We can reuse our approach from part 3 to scatter off of the potential from part 4. We send in a wave packet with $k_0 = 2\pi/w$, the wavenumber of the first excited resonant state, followed by more wavepackets at nearby frequencies. We need $k_0$ to be larger than the resonant wave number from part 4, though, since the wave packet will disperse too quickly if it is small. So, divide the pocket width by 10:
$$ w = 0.02, $$giving a $k_{0}$ that's ten times larger. The energy is now 100 times larger
$$ E_{ground} = 12,336, $$so multiply the barrier height by 100 as well. For this run, set the wall thickness to
$$ s = 0.005 $$so that it isn't thicker than the width of the pocket. Run the simulation for multiple $k_{0}$ values near the resonance frequency and find the transmission probabilities for each.

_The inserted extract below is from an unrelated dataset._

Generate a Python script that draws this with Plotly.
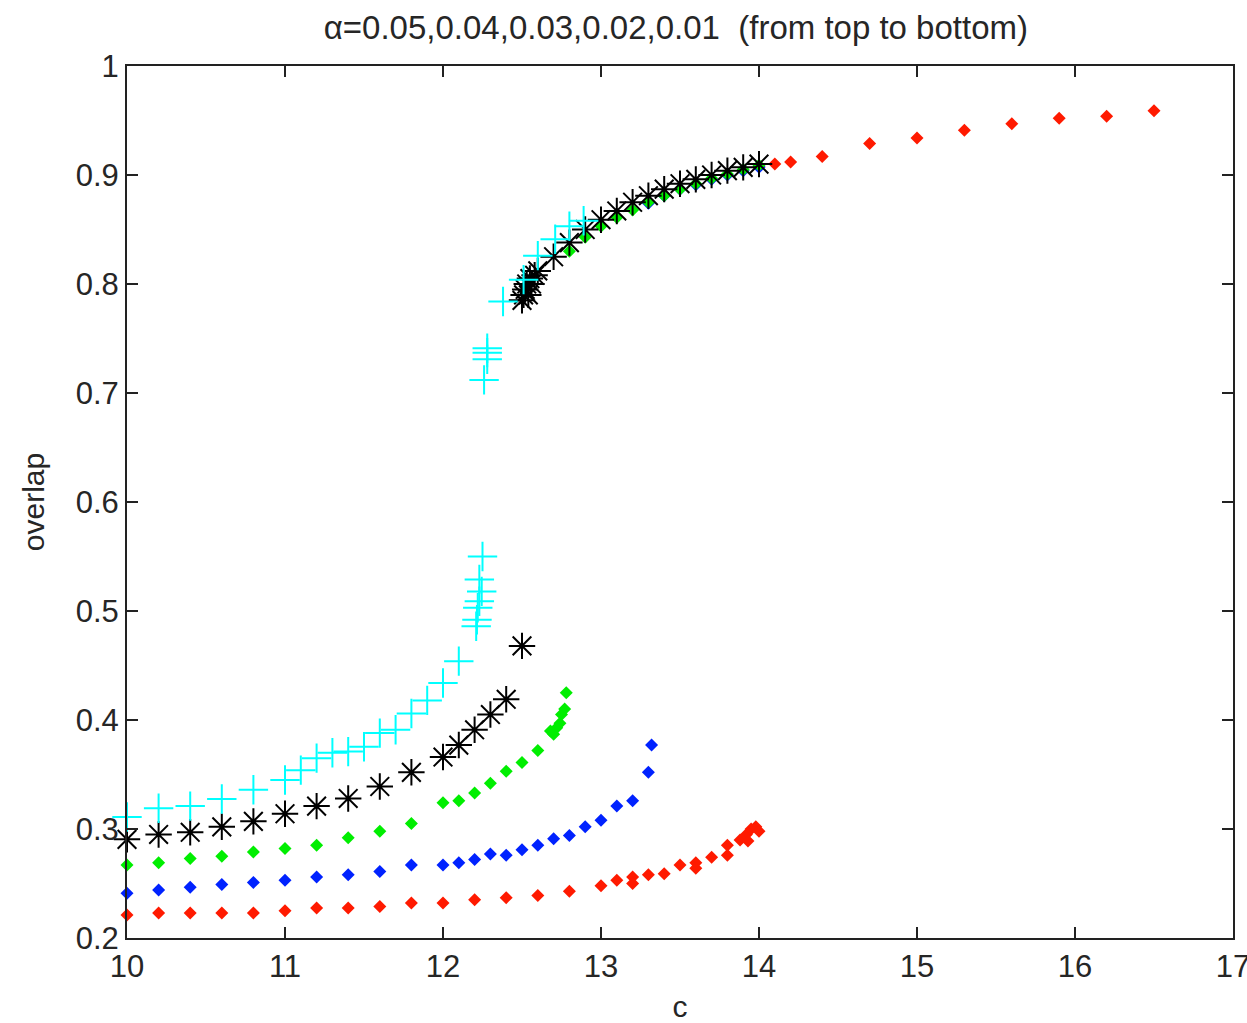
import plotly.graph_objects as go

# ---------------- data ----------------
# alpha = 0.01 (red)
red_lo_c = [10.0, 10.2, 10.4, 10.6, 10.8, 11.0, 11.2, 11.4, 11.6, 11.8, 12.0, 12.2, 12.4, 12.6, 12.8,
            13.0, 13.1, 13.2, 13.2, 13.3, 13.4, 13.5, 13.6, 13.6, 13.7, 13.8, 13.8,
            13.88, 13.92, 13.93, 13.95, 13.98, 14.0]
red_lo_o = [0.221, 0.223, 0.223, 0.223, 0.223, 0.225, 0.2275, 0.2275, 0.229, 0.232, 0.232, 0.235, 0.237, 0.239, 0.243,
            0.248, 0.253, 0.256, 0.250, 0.258, 0.259, 0.267, 0.269, 0.264, 0.274, 0.276, 0.285,
            0.290, 0.295, 0.289, 0.300, 0.302, 0.298]
red_up_c = [14.0, 14.1, 14.2, 14.4, 14.7, 15.0, 15.3, 15.6, 15.9, 16.2, 16.5]
red_up_o = [0.908, 0.910, 0.912, 0.917, 0.929, 0.934, 0.941, 0.947, 0.952, 0.954, 0.959]

# alpha = 0.02 (blue)
blue_lo_c = [10.0, 10.2, 10.4, 10.6, 10.8, 11.0, 11.2, 11.4, 11.6, 11.8, 12.0, 12.1, 12.2, 12.3, 12.4,
             12.5, 12.6, 12.7, 12.8, 12.9, 13.0, 13.1, 13.2, 13.3, 13.32]
blue_lo_o = [0.241, 0.244, 0.2465, 0.249, 0.251, 0.253, 0.256, 0.258, 0.261, 0.267, 0.267, 0.269, 0.272, 0.277, 0.276,
             0.281, 0.285, 0.291, 0.294, 0.302, 0.308, 0.321, 0.326, 0.352, 0.377]
blue_up_c = [13.3, 13.4, 13.5, 13.6, 13.7, 13.8, 13.9, 14.0]
blue_up_o = [0.874, 0.881, 0.887, 0.891, 0.896, 0.900, 0.904, 0.907]

# alpha = 0.03 (green)
green_lo_c = [10.0, 10.2, 10.4, 10.6, 10.8, 11.0, 11.2, 11.4, 11.6, 11.8, 12.0, 12.1, 12.2, 12.3, 12.4,
              12.5, 12.6, 12.68, 12.70, 12.72, 12.74, 12.75, 12.77, 12.78]
green_lo_o = [0.267, 0.269, 0.273, 0.275, 0.279, 0.282, 0.285, 0.292, 0.298, 0.305, 0.324, 0.326, 0.333, 0.342, 0.353,
              0.361, 0.372, 0.390, 0.387, 0.393, 0.397, 0.405, 0.410, 0.425]
green_up_c = [12.8, 12.9, 13.0, 13.1, 13.2, 13.3, 13.4, 13.5, 13.6, 13.7, 13.8, 13.9, 14.0]
green_up_o = [0.830, 0.843, 0.853, 0.861, 0.868, 0.875, 0.881, 0.887, 0.892, 0.897, 0.901, 0.905, 0.909]

# alpha = 0.04 (black)
black_lo_c = [10.0, 10.2, 10.4, 10.6, 10.8, 11.0, 11.2, 11.4, 11.6, 11.8, 12.0, 12.1, 12.2, 12.3, 12.4, 12.5]
black_lo_o = [0.2905, 0.295, 0.297, 0.302, 0.307, 0.314, 0.321, 0.328, 0.339, 0.352, 0.366, 0.377, 0.391, 0.405,
              0.419, 0.468]
black_up_c = [12.5, 12.51, 12.52, 12.53, 12.54, 12.55, 12.56, 12.58, 12.6, 12.7, 12.8, 12.9, 13.0, 13.1, 13.2,
              13.3, 13.4, 13.5, 13.6, 13.7, 13.8, 13.9, 14.0]
black_up_o = [0.785, 0.790, 0.795, 0.800, 0.790, 0.805, 0.800, 0.808, 0.812, 0.825, 0.838, 0.850, 0.859, 0.867, 0.875,
              0.881, 0.887, 0.892, 0.896, 0.900, 0.904, 0.907, 0.910]

# alpha = 0.05 (cyan)
cyan_lo_c = [10.0, 10.2, 10.4, 10.6, 10.8, 11.0, 11.1, 11.2, 11.3, 11.4, 11.5, 11.6, 11.7, 11.8, 11.9, 12.0, 12.1,
             12.21, 12.215, 12.22, 12.23, 12.245, 12.23, 12.25]
cyan_lo_o = [0.311, 0.319, 0.321, 0.3275, 0.336, 0.345, 0.354, 0.365, 0.370, 0.371, 0.3755, 0.388, 0.391, 0.406,
             0.418, 0.434, 0.454, 0.486, 0.492, 0.503, 0.509, 0.518, 0.529, 0.550]
cyan_up_c = [12.26, 12.28, 12.28, 12.28, 12.38, 12.51, 12.60, 12.71, 12.80, 12.89]
cyan_up_o = [0.712, 0.731, 0.737, 0.741, 0.784, 0.804, 0.826, 0.841, 0.853, 0.858]

x_ticks = [10, 11, 12, 13, 14, 15, 16, 17]
y_ticks = [0.2, 0.3, 0.4, 0.5, 0.6, 0.7, 0.8, 0.9, 1.0]
y_tick_text = ["0.2", "0.3", "0.4", "0.5", "0.6", "0.7", "0.8", "0.9", "1"]

title_text = "α=0.05,0.04,0.03,0.02,0.01  (from top to bottom)"

# ---------------- figure ----------------
FONT = "Liberation Sans, Arial, sans-serif"
TXT = "#262626"
fig = go.Figure()

def diamonds(cs, os, color):
    fig.add_trace(go.Scatter(x=cs, y=os, mode="markers", cliponaxis=False, showlegend=False,
                             marker=dict(symbol="diamond", size=10, color=color, line=dict(width=0))))

diamonds(red_lo_c + red_up_c, red_lo_o + red_up_o, "#ff1a00")
diamonds(blue_lo_c + blue_up_c, blue_lo_o + blue_up_o, "#0022ff")
diamonds(green_lo_c + green_up_c, green_lo_o + green_up_o, "#00ee00")

fig.add_trace(go.Scatter(x=black_lo_c + black_up_c, y=black_lo_o + black_up_o, mode="markers",
                         cliponaxis=False, showlegend=False,
                         marker=dict(symbol="asterisk-open", size=22, color="black",
                                     line=dict(width=2, color="black"))))
fig.add_trace(go.Scatter(x=cyan_lo_c + cyan_up_c, y=cyan_lo_o + cyan_up_o, mode="markers",
                         cliponaxis=False, showlegend=False,
                         marker=dict(symbol="cross-thin-open", size=21, color="#00ffff",
                                     line=dict(width=2, color="#00ffff"))))

axis_common = dict(showline=True, linecolor="#222222", linewidth=2, mirror="ticks",
                   ticks="inside", ticklen=11, tickwidth=2, tickcolor="#222222",
                   showgrid=False, zeroline=False, ticklabeloverflow="allow", automargin=False,
                   tickfont=dict(family=FONT, size=31, color=TXT))

fig.update_layout(
    width=1247, height=1023,
    margin=dict(l=127, r=14, t=66, b=85, autoexpand=False),
    paper_bgcolor="white", plot_bgcolor="white",
    title=dict(text=title_text, x=0.542, xanchor="center", y=0.973, yanchor="middle",
               font=dict(family=FONT, size=33, color=TXT)),
    xaxis=dict(range=[10, 17], tickvals=x_ticks, ticktext=[str(t) for t in x_ticks],
               title=dict(text="c", font=dict(family=FONT, size=30, color=TXT), standoff=22),
               **axis_common),
    yaxis=dict(range=[0.2, 1.0], tickvals=y_ticks, ticktext=y_tick_text,
               title=dict(text="overlap", font=dict(family=FONT, size=30, color=TXT), standoff=22),
               **axis_common),
)

fig.write_html("out.html")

We find that the reflection probability peaks whenever we send in a wavepacket whose central wavenumber $k_{0}$ is near an integer multiple of the ground resonant state's wavenumber.Put another way, we (locally) maximize reflection by sending in wave packets whose energies are the same as the allowed energies of the infinite square well of width $2$. I tried this for several other combinations of pocket width $w$ and barrier thickness $s$, and across several ranges of $k_{0}$, and found the same result. Also visible is a roughly exponential rise in reflection probability as $k$ increases, which can be seen pushing the reflection peak leftwards in the vicinity of $k_{0} = 3k_{ground}$.